How is a performer like Springsteen able to hold on to the image of representing the working man, despite his millions? Why do his flannel shirts, boots, and jeans resonate with so many who have so much less than him? I believe the answer lies in that realness, or authenticity, that he maintains with his fans.
You can't fake the energy he displays during a three-hour show—at age 60, no less—without ever leaving the stage. You can't fake his compassion for those who have less, for those who have hit rough times, that he has delivered in his lyrics from Day One, and which he has backed up through his support for those causes.
Bruce isn’t just another old-time rocker playing hits for money. He takes risks. Some of his recent projects (a solo Southwestern album, a folk music tribute to the music of Pete Seeger) did not connect entirely with fans. Others didn’t like his open support of the Democratic presidential campaigns in 2004 and 2008. But he was authentic, for better or worse.
There’s a second element inherent in Springsteen’s work that has deep connections to the world of informal education, which goes hand-in-hand with authenticity: emotion.
David Brooks of the New York Times wrote one of the best essays I’ve read on the emotional value of the Springsteen experience. He writes of the “other education”—the emotional education:
We don’t usually think of this second education… This is odd, since our emotional educations are much more important to our long-term happiness and the quality of our lives...

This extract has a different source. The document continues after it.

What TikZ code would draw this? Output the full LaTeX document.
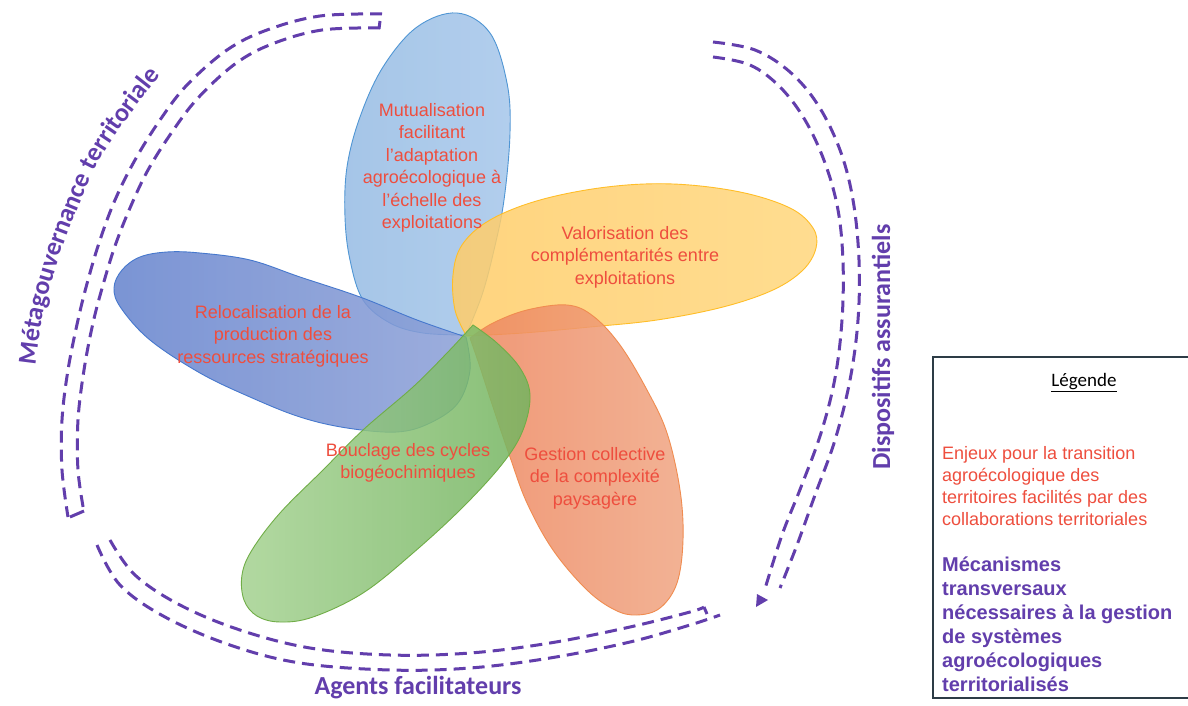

This second education doesn’t work the way the scholastic education works. In a normal schoolroom, information walks through the front door and announces itself by light of day. It’s direct. The teacher describes the material to be covered, and then everybody works through it…The knowledge transmitted in an emotional education, on the other hand, comes indirectly, seeping through the cracks of the windowpanes, from under the floorboards and through the vents. It’s generally a byproduct of the search for pleasure, and the learning is indirect and unconscious…
Once I got a taste of that emotional uplift, I was hooked. The uplifting experiences alone were bound to open the mind for learning.
Brooks’ comments could easily be speaking about informal Jewish education, and the emotional highs that teens experience at a Shabbaton or convention. Isn’t that emotion, after all, what separates the formal from the informal education we aim to provide our teens as a community?
The formal side sits them down in a classroom, and aims to fill in all the basics they need to know to be a literate Jew—the Bible stories, Shabbat, holidays, tzedakah, Jewish ethics. The informal side, on the other hand, aims to brings them as a group to a proverbial Mount Sinai (the rock concert hall), stand them up on their feet cheering, and have that emotion seep in from under the floorboards and through the vents, so that when it’s over they always want to return for more. To make them say of Jewish life, as Brooks wrote of the concert experience, “once I got a taste of that emotional uplift, I was hooked.”
Springsteen teaches us a simple formula for resonating with those you aim to connect with: Creating meaningful relationships starts with authenticity. Adding in emotional ingredients strengthens the texture.
No one, of course, has better BS sensors than teens. You can’t fake it. Keep it real—respect, honesty, minimal judgment balanced with real expectations, show your inner self without crossing the line—and you just might make a real impact. Better yet, they might even deem you authentic.


  1. This is wonderful! This fellow Springsteen fan and Jewish educator would like to add that authenticity plus emotion equals a true sense of community (albeit for one night only!). Synagogues and other Jewish institutions can take a lesson and work even harder to create the same sense of community (and for more than one night!)

  2. You're in good company, Sid. Read about Lenny Zakim z"l, a dear friend of mine from the Jewish community in Boston. He was an activist for Jewish causes and a big Bruce Springsteen fan.There is a bridge in Boston named in his memory.